Le social et le sensible - François Laplantine

Prologue

(…) les sciences humaines reposent encore sur un certain nombre de présupposés non questionnés (…). L’une des principales tâches de l’anthropologie – c’est même sa vocation – est d’effectuer une critique radicale de ces présupposés (…). Le véritable objet-sujet de l’anthropologie, c’est-à-dire de l’ethnographie, a toujours été les émotions. L’expérience du terrain est une expérience du partage du sensible pp. 10-11.

Le modèle chorégraphique

On ne peut construire une anthropologie du corps en termes topographiques, en termes par exemple de tableaux (…) mais chorégraphiques. Elle implique une pensée de la temporalité attentive aux modulations du sensible. Une pensée de la danse qui peut être ressentiment, vengeance, mais approbation de la vie (…) Nietzsche préconise un autre langage. Et cet autre langage, qui n’est plus celui de l’humiliation du corps et de la diffamation du réel, Zarathoustra l’annonce en dansant p. 43.
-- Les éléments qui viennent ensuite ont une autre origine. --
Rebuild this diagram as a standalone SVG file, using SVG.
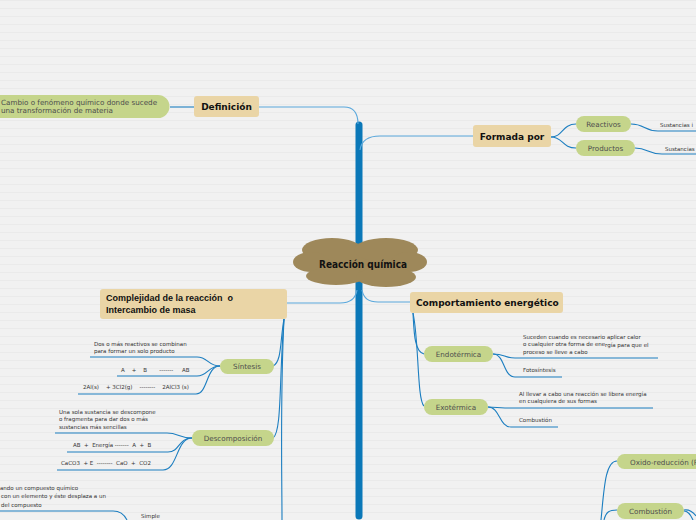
<svg xmlns="http://www.w3.org/2000/svg" width="696" height="520" viewBox="0 0 696 520">
<style>
.bg{fill:url(#stripes)}
.main{fill:#ead5a6}
.pill{fill:#c5d58b}
.mt{font-family:"DejaVu Sans",Verdana,sans-serif;font-weight:bold;font-size:9px;fill:#111}
.pt{font-family:"DejaVu Sans",Verdana,sans-serif;font-size:7.2px;fill:#4d4d4d}
.st{font-family:"DejaVu Sans",Verdana,sans-serif;font-size:5.5px;fill:#333}
.c{fill:none;stroke:#1c7ec0;stroke-width:1.1}
.cm{fill:none;stroke:#5aa8dc;stroke-width:1.2}
.trunk{fill:none;stroke:#0b78b8;stroke-width:7;stroke-linecap:round}
</style>
<defs>
<pattern id="stripes" width="8" height="8" patternUnits="userSpaceOnUse">
<rect width="8" height="8" fill="#f1f1f1"/>
<rect y="0" width="8" height="1" fill="#eaeaea"/>
</pattern>
</defs>
<rect class="bg" x="0" y="0" width="696" height="520"/>

<g id="connectors">
<path class="trunk" d="M359,125 L359,516"/>
<path class="cm" d="M259,107 L344,107 Q358,107 358,124"/>
<path class="cm" d="M360,150 Q362,136 380,136 L473,136"/>
<path class="cm" d="M357,290 Q355,303 340,303 L287,303"/>
<path class="cm" d="M362,290 Q364,302 378,302 L410,302"/>
<path class="c" d="M170,107 L194,107"/>
<path class="c" d="M551,137 C563,137 562,124 576,124"/>
<path class="c" d="M551,137 C563,137 562,148 576,148"/>
<path class="c" d="M631,124 C645,124 644,131 658,131 L696,131"/>
<path class="c" d="M635,148 C648,148 648,154 662,154 L696,154"/>
<path class="c" d="M284,319 C280,340 282,362 273,366"/>
<path class="c" d="M284,319 C279,380 282,432 273,438"/>
<path class="c" d="M284,319 C280,400 282,480 282,520"/>
<path class="c" d="M220,366 C208,366 208,357 197,357 L90,357"/>
<path class="c" d="M220,366 C208,366 208,376 197,376 L117,376"/>
<path class="c" d="M220,366 C206,366 208,394 196,394 L78,394"/>
<path class="c" d="M192,438 C180,438 178,433 167,433 L55,433"/>
<path class="c" d="M192,438 C178,438 180,452 168,452 L67,452"/>
<path class="c" d="M192,438 C176,438 178,470 163,470 L57,470"/>
<path class="c" d="M0,511 L113,511 C120,511 124,514 127,520"/>
<path class="c" d="M413,313 C414,330 414,352 424,354"/>
<path class="c" d="M413,313 C419,340 417,400 424,406"/>
<path class="c" d="M493,354 C505,354 504,358 515,358 L658,358"/>
<path class="c" d="M493,354 C505,354 503,377 515,377 L562,377"/>
<path class="c" d="M488,407 C496,407 498,408 505,408 L653,408"/>
<path class="c" d="M488,407 C500,407 499,427 511,427 L558,427"/>
<path class="c" d="M601,520 C604,490 605,461 617,461"/>
<path class="c" d="M604,520 C606,512 609,510 617,510"/>
<path class="c" d="M684,510 C690,509 693,512 696,516"/>
<path class="c" d="M684,511 C689,511 691,516 693,520"/>
</g>

<g id="root">
<g fill="#9e885a">
<ellipse cx="360" cy="263" rx="56" ry="17"/>
<ellipse cx="332" cy="250" rx="30" ry="12"/>
<ellipse cx="386" cy="250" rx="32" ry="12"/>
<ellipse cx="311" cy="262" rx="18" ry="10"/>
<ellipse cx="409" cy="262" rx="18" ry="10"/>
<ellipse cx="336" cy="276" rx="30" ry="9"/>
<ellipse cx="386" cy="277" rx="30" ry="10"/>
</g>
<text x="363" y="268" text-anchor="middle" font-family="'DejaVu Sans Condensed','DejaVu Sans',sans-serif" font-weight="bold" font-size="10" fill="#111" textLength="88" lengthAdjust="spacingAndGlyphs">Reacción química</text>
</g>

<g id="definicion">
<rect class="main" x="194" y="96" width="65" height="21" rx="3"/>
<text class="mt" x="226.5" y="110" text-anchor="middle">Definición</text>
</g>
<g id="def-text">
<path class="pill" d="M-5,95 L158,95 A11.5,11.5 0 0 1 158,118 L-5,118 Z"/>
<text class="pt" font-size="6.8" x="1" y="104.5">Cambio o fenómeno químico donde sucede</text>
<text class="pt" font-size="6.8" x="1" y="113">una transformación de materia</text>
</g>

<g id="formada">
<rect class="main" x="473" y="125" width="78" height="22" rx="3"/>
<text class="mt" x="512" y="139.5" text-anchor="middle">Formada por</text>
</g>
<g id="reactivos">
<rect class="pill" x="576" y="116" width="55" height="16" rx="8"/>
<text class="pt" x="603.5" y="126.5" text-anchor="middle">Reactivos</text>
</g>
<g id="productos">
<rect class="pill" x="576" y="140" width="59" height="16" rx="8"/>
<text class="pt" x="605.5" y="150.5" text-anchor="middle">Productos</text>
</g>
<g id="react-text"><text class="st" x="660" y="126.5">Sustancias i</text></g>
<g id="prod-text"><text class="st" x="665" y="150.5">Sustancias</text></g>

<g id="complejidad">
<rect class="main" x="100" y="289" width="187" height="30" rx="3"/>
<text x="106" y="301" font-family="'Liberation Sans',Arial,sans-serif" font-weight="bold" font-size="9" fill="#111" xml:space="preserve">Complejidad de la reacción  o</text>
<text x="106" y="313" font-family="'Liberation Sans',Arial,sans-serif" font-weight="bold" font-size="9" fill="#111">Intercambio de masa</text>
</g>

<g id="sintesis">
<rect class="pill" x="220" y="359" width="54" height="15" rx="7.5"/>
<text class="pt" x="247" y="369" text-anchor="middle">Síntesis</text>
</g>
<g id="sint-1">
<text class="st" x="94" y="346">Dos o más reactivos se combinan</text>
<text class="st" x="94" y="353">para formar un solo producto</text>
</g>
<g id="sint-2"><text class="st" x="121" y="372" xml:space="preserve">A    +    B       -------     AB</text></g>
<g id="sint-3"><text class="st" x="83" y="389" xml:space="preserve">2Al(s)    + 3Cl2(g)    --------    2AlCl3 (s)</text></g>

<g id="descomposicion">
<rect class="pill" x="192" y="430" width="82" height="16" rx="8"/>
<text class="pt" x="233" y="440.5" text-anchor="middle">Descomposición</text>
</g>
<g id="desc-1">
<text class="st" x="59" y="414">Una sola sustancia se descompone</text>
<text class="st" x="59" y="421">o fragmenta para dar dos o más</text>
<text class="st" x="59" y="429">sustancias más sencillas</text>
</g>
<g id="desc-2"><text class="st" x="73" y="447" xml:space="preserve">AB  +  Energía -------  A  +  B</text></g>
<g id="desc-3"><text class="st" x="61" y="465" xml:space="preserve">CaCO3  + E  --------  CaO  +  CO2</text></g>

<g id="desplazamiento-text">
<text class="st" x="0" y="490">ando un compuesto químico</text>
<text class="st" x="1" y="498">con un elemento y éste desplaza a un</text>
<text class="st" x="1" y="507">del compuesto</text>
</g>
<g id="simple"><text class="st" x="141" y="518">Simple</text></g>

<g id="comportamiento">
<rect class="main" x="410" y="292" width="153" height="21" rx="3"/>
<text class="mt" x="416" y="305.5">Comportamiento energético</text>
</g>
<g id="endotermica">
<rect class="pill" x="424" y="346" width="69" height="16" rx="8"/>
<text class="pt" x="458.5" y="356.5" text-anchor="middle">Endotérmica</text>
</g>
<g id="endo-1">
<text class="st" x="523" y="339">Suceden cuando es necesario aplicar calor</text>
<text class="st" x="523" y="346">o cualquier otra forma de ene</text>
<text class="st" x="605" y="347">rgía para que el</text>
<text class="st" x="523" y="354">proceso se lleve a cabo</text>
</g>
<g id="endo-2"><text class="st" x="523" y="372">Fotosíntesis</text></g>
<g id="exotermica">
<rect class="pill" x="424" y="399" width="64" height="16" rx="8"/>
<text class="pt" x="456" y="409.5" text-anchor="middle">Exotérmica</text>
</g>
<g id="exo-1">
<text class="st" x="519" y="396">Al llevar a cabo una reacción se libera energía</text>
<text class="st" x="519" y="403">en cualquiera de sus formas</text>
</g>
<g id="exo-2"><text class="st" x="519" y="422">Combustión</text></g>

<g id="oxido">
<rect class="pill" x="617" y="454" width="95" height="15" rx="7.5"/>
<text class="pt" x="630" y="464.5">Oxido-reducción (R</text>
</g>
<g id="combustion">
<rect class="pill" x="617" y="503" width="67" height="16" rx="8"/>
<text class="pt" x="650.5" y="513.5" text-anchor="middle">Combustión</text>
</g>
</svg>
Supplices et délices du binaire, la dichotomie du sens et du sensible

L’élaboration des règles de la méthode (…) est clairement fondée sur l’élimination de la subjectivité. (…) Le sujet qui écrit un ouvrage ou un article scientifique devrait être absent de ce qu’il écrit. C’est comme si il n’y avait pas d’auteur (…) p. 46.

(…) nous avons été (dé)formés dans cette idée que la plus grande qualité du savant est le détachement p. 48.
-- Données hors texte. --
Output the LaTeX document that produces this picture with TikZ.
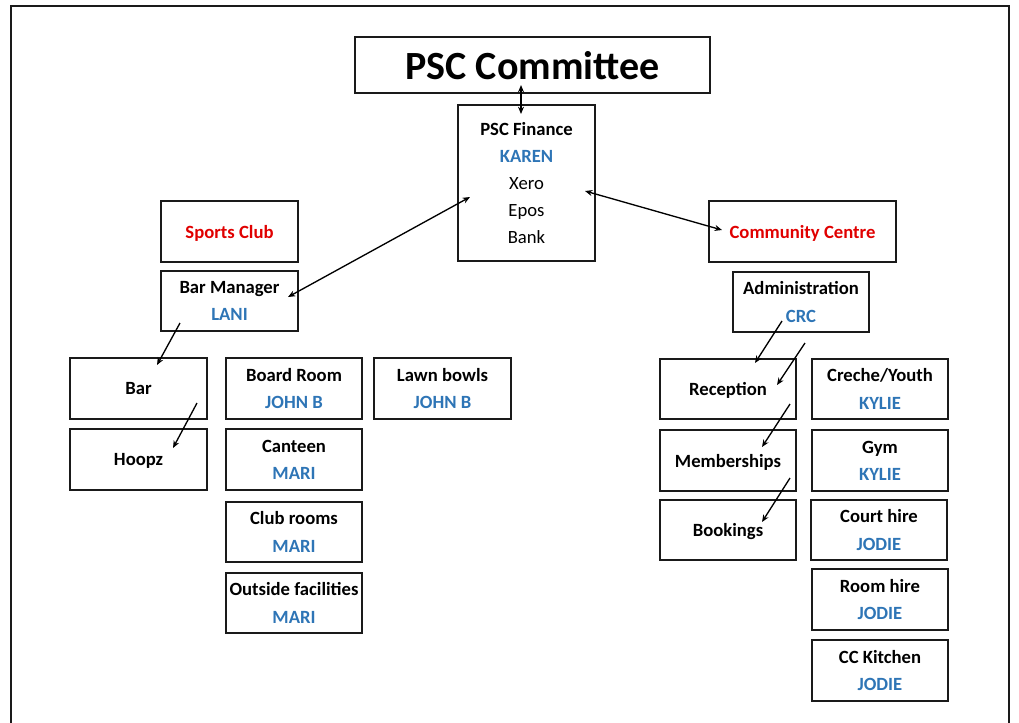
\documentclass[tikz,border=0pt]{standalone}
\usepackage{fontspec}
\setmainfont{Carlito}
\usetikzlibrary{arrows.meta}
\definecolor{tred}{HTML}{E00000}
\definecolor{tblue}{HTML}{2E75B6}
\definecolor{linec}{HTML}{1A1A1A}
\tikzset{
  box/.style={draw=linec, line width=1.4pt, inner sep=0pt, align=center,
    font=\fontsize{14}{20.4}\selectfont\bfseries},
  sz/.style 2 args={minimum width=#1*0.75pt, minimum height=#2*0.75pt},
  conn/.style={line width=1pt, -{Stealth[length=5.5pt,width=4.5pt]}},
  dconn/.style={line width=1pt, {Stealth[length=5.5pt,width=4.5pt]}-{Stealth[length=5.5pt,width=4.5pt]}},
}
\newcommand{\rd}[1]{\textcolor{tred}{#1}}
\newcommand{\bl}[1]{\textcolor{tblue}{#1}}
\begin{document}
\begin{tikzpicture}[x=0.75pt,y=-0.75pt]
\useasboundingbox (0,0) rectangle (1019,722);
\draw[linec, line width=1.5pt] (11,740) -- (11,6) -- (1009,6) -- (1009,740);

\node[box, sz={355}{56}, text depth=0pt, font=\fontsize{30}{32}\selectfont\bfseries] (comm) at (532.5,65) {PSC Committee};
\node[box, sz={137}{156}] (fin) at (526.5,183)
  {PSC Finance\\ \bl{KAREN}\\ \mdseries Xero\\ \mdseries Epos\\ \mdseries Bank};
\node[box, sz={137}{61}, text depth=0pt] (sports) at (229.5,231.5) {\rd{Sports Club}};
\node[box, sz={137}{60}] (barmgr) at (229.5,301) {Bar Manager\\ \bl{LANI}};
\node[box, sz={187}{61}, text depth=0pt] (cc) at (802.5,231.5) {\rd{Community Centre}};
\node[box, sz={136}{60}] (admin) at (801,302) {Administration\\ \bl{CRC}};

\node[box, sz={137}{61}, text depth=0pt] (bar) at (138.5,388.5) {Bar};
\node[box, sz={137}{61}, text depth=0pt] (hoopz) at (138.5,459.5) {Hoopz};
\node[box, sz={136}{61}] (board) at (294,388.5) {Board Room\\ \bl{JOHN B}};
\node[box, sz={137}{61}] (lawn) at (442.5,388.5) {Lawn bowls\\ \bl{JOHN B}};
\node[box, sz={136}{61}] (canteen) at (294,459.5) {Canteen\\ \bl{MARI}};
\node[box, sz={136}{60}] (club) at (294,532) {Club rooms\\ \bl{MARI}};
\node[box, sz={136}{60}] (outside) at (294,603) {Outside facilities\\ \bl{MARI}};

\node[box, sz={136}{60}, text depth=0pt] (recep) at (728,389) {Reception};
\node[box, sz={136}{61}, text depth=0pt] (memb) at (728,460.5) {Memberships};
\node[box, sz={136}{60}, text depth=0pt] (book) at (728,530) {Bookings};
\node[box, sz={136}{60}] (creche) at (880,389) {Creche/Youth\\ \bl{KYLIE}};
\node[box, sz={136}{61}] (gym) at (880,460.5) {Gym\\ \bl{KYLIE}};
\node[box, sz={136}{60}] (court) at (879,530) {Court hire\\ \bl{JODIE}};
\node[box, sz={136}{61}] (room) at (880,599.5) {Room hire\\ \bl{JODIE}};
\node[box, sz={136}{61}] (kitchen) at (880,670.5) {CC Kitchen\\ \bl{JODIE}};

\draw[dconn] ([shift={(-11.5,20)}]comm.center) -- ([shift={(-5.5,-69)}]fin.center);
\draw[dconn] ([shift={(-56.5,14)}]fin.center) -- ([shift={(58.5,-4)}]barmgr.center);
\draw[dconn] ([shift={(58.5,8)}]fin.center) -- ([shift={(-80.5,-1.5)}]cc.center);
\draw[conn] ([shift={(-49.5,22)}]barmgr.center) -- ([shift={(18.5,-23.5)}]bar.center);
\draw[conn] ([shift={(58.5,14.5)}]bar.center) -- ([shift={(34.5,-11.5)}]hoopz.center);
\draw[conn] ([shift={(-19,19)}]admin.center) -- ([shift={(27,-26)}]recep.center);
\draw[conn] ([shift={(4,41)}]admin.center) -- ([shift={(49,-4)}]recep.center);
\draw[conn] ([shift={(62,15)}]recep.center) -- ([shift={(34,-13.5)}]memb.center);
\draw[conn] ([shift={(62,17.5)}]memb.center) -- ([shift={(34,-8)}]book.center);
\end{tikzpicture}
\end{document}
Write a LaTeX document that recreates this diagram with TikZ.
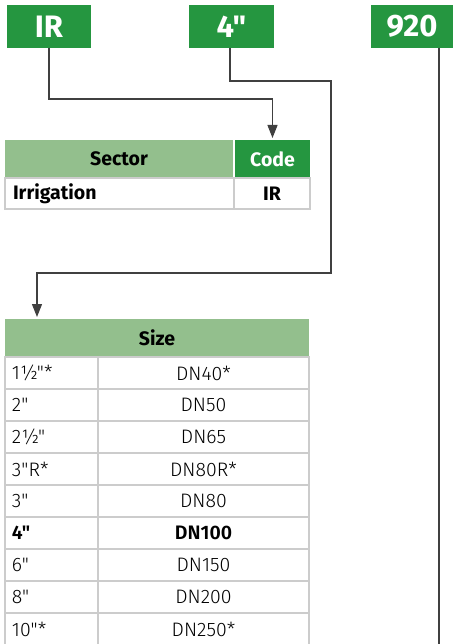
\documentclass[tikz,border=0pt]{standalone}
\usepackage{fontspec}
\setmainfont{Fira Sans}[Ligatures=TeXOff]
\newfontfamily\lightfont{Fira Sans Light}
\usetikzlibrary{arrows.meta,positioning}
\definecolor{codegreen}{HTML}{259640}
\definecolor{headgreen}{HTML}{93BF8D}
\definecolor{gridgray}{HTML}{CCCCCC}

\begin{document}
\begin{tikzpicture}[x=1pt, y=-1pt, every node/.style={inner sep=0pt, outer sep=0pt},
  codebox/.style={fill=codegreen, text=white, font=\fontsize{31}{32}\selectfont\bfseries, minimum width=84, minimum height=43},
  headcell/.style={fill=headgreen, font=\fontsize{19.5}{20}\selectfont\bfseries, minimum height=38},
  cell/.style={draw=gridgray, line width=1.2pt, font=\fontsize{19.5}{20}\selectfont\lightfont, minimum height=32},
  link/.style={draw=black!75, line width=1.1pt},
  arrow/.style={link, -{Triangle[width=10pt,length=13pt]}, shorten >=2pt}]
  \useasboundingbox (0,0) rectangle (454,644);

  % nodes
  \node[codebox] (ir) at (49,26.5) {IR};
  \node[codebox, minimum width=85] (size) at (231.5,26.5) {4"};
  \node[codebox, minimum width=82] (num) at (412,26.5) {920};

  \node[headcell, minimum width=228] (sectorhead) at (119,159) {Sector};
  \node[headcell, fill=codegreen, text=white, minimum width=75] (codehead) at (272.5,159) {Code};
  \node[cell, minimum width=229, minimum height=31, font=\fontsize{19.5}{20}\selectfont\bfseries] (sectorrow) at (119.5,193.5) {};
  \node[cell, minimum width=76, minimum height=31, font=\fontsize{19.5}{20}\selectfont\bfseries, right=0pt of sectorrow] (coderow) {IR};
  \node[anchor=west, font=\fontsize{19.5}{20}\selectfont\bfseries] at ([xshift=8pt]sectorrow.west) {Irrigation};

  \node[headcell, minimum width=304] (sizehead) at (157,338) {Size};
  \foreach \inch/\dn [count=\i] in {1½"*/DN40*, 2"/DN50, 2½"/DN65, 3"R*/DN80R*, 3"/DN80,
      {\bfseries 4"}/{\bfseries DN100}, 6"/DN150, 8"/DN200, 10"*/DN250*} {
    \node[cell, minimum width=93] (inch\i) at (51.5,341+32*\i) {};
    \node[anchor=west, font=\fontsize{19.5}{20}\selectfont\lightfont] at ([xshift=7pt]inch\i.west) {\inch};
    \node[cell, minimum width=211, right=0pt of inch\i] (dn\i) {\dn};
  }

  % arrows
  \coordinate (irbend) at (49,99);
  \coordinate (sizebend) at (230,81);
  \coordinate (sizeturn) at (331,273);
  \coordinate (sizedrop) at (37,319);
  \coordinate (numend) at (439,644);
  \draw[arrow] (ir.south) -- (irbend) -| (codehead.north);
  \draw[arrow] (size.south -| sizebend) -- (sizebend) -| (sizeturn) -| (sizedrop);
  \draw[link] (num.south -| numend) -- (numend);
\end{tikzpicture}
\end{document}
Le mode de connaissance qui est celui de ce que nous proposons d’appeler une anthropologie modale est à l’oeuvre dans le cinéma depuis Murnau et Stroheim, pour lesquels le travail de construction du plan s’effectue dans un jeu alterné d’ombres et de lumières p. 60.
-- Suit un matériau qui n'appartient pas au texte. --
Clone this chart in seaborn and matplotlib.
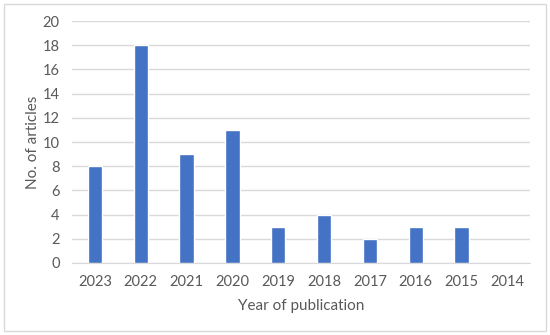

Serions-nous condamnés, faute de troisième terme, à l’inondation par les images ou à l’assèchement par les concepts, comment voulez-vous mourir ? p. 63.

L’obsession sémantique

Mais il convient aussi d’être attentif à ce qui ne relève pas seulement de configurations spatiales, de dispositions (de la place des uns et des autres dans un ensemble), de structuration dans un « champ » ou encore de croisements, mais de croissance, de maturation, de déclin p. 87.

Le sensible, le social, la catégorie et l’énergie

Si toute une partie de la culture grecque relayée à partir du XVIIIe siècle par le cartésianisme (…) constitue, à notre avis, un obstacle épistémologique à la compréhension du vivant dans sa temporalité (…). Le mérite de plusieurs philosophes présocratiques (…) a été d’introduire la notion de rythmicité dans la connaissance de l’univers p. 105.

C’est la pensée du rythme en tant que pensée de ce qui se forme, se déforme et se transforme et appelle, par conséquent, un mode de connaissance qui est celui du devenir. Dans ce mode de connaissance, les mouvements de flexion, de courbure, de tournure (tropè) sont plus pertinents que l’arrêt sur une position (thésis) affirmative ou négative, ainsi que la référence à un fondement dont la Grèce antique a été trop souvent créditée p. 108.

(…) La vie ne peut être appréhendée en termes de catégoricité, mais d’intensité et de modalités. (…) c’est l’importance de la notion de passage et de transition pour appréhender le vivant dont la caractéristique est la germination, la maturation, le vieillissement, le déclin et la mort p. 110.

Vers une anthropologie modale

Ce que nous mettons en question (…) une certaine fascination contemporaine provoquée par le mouvement pour le mouvement, ce que Peter Sloterdijk appelle l' »utopie cinétique ». (…) Dans un certain nombre de démarches se qualifiant elle-même d' »holistiques » (…), on assiste aujourd’hui à une « asiatisation » de la pensée, mais qui n’est souvent que désir occidentalisant d’un Orient fantasmé. À travers le désir parfois bêtifiant, mais presque toujours anhistoricisant de réintégration du cosmique dans l’expérience individuelle, pouvant aller jusqu’au fantasme du  « corps cosmique » doté d’un statut transcendant, ce n’est nullement le corps qui est revalorisé, mais encore et toujours le pur esprit p. 210.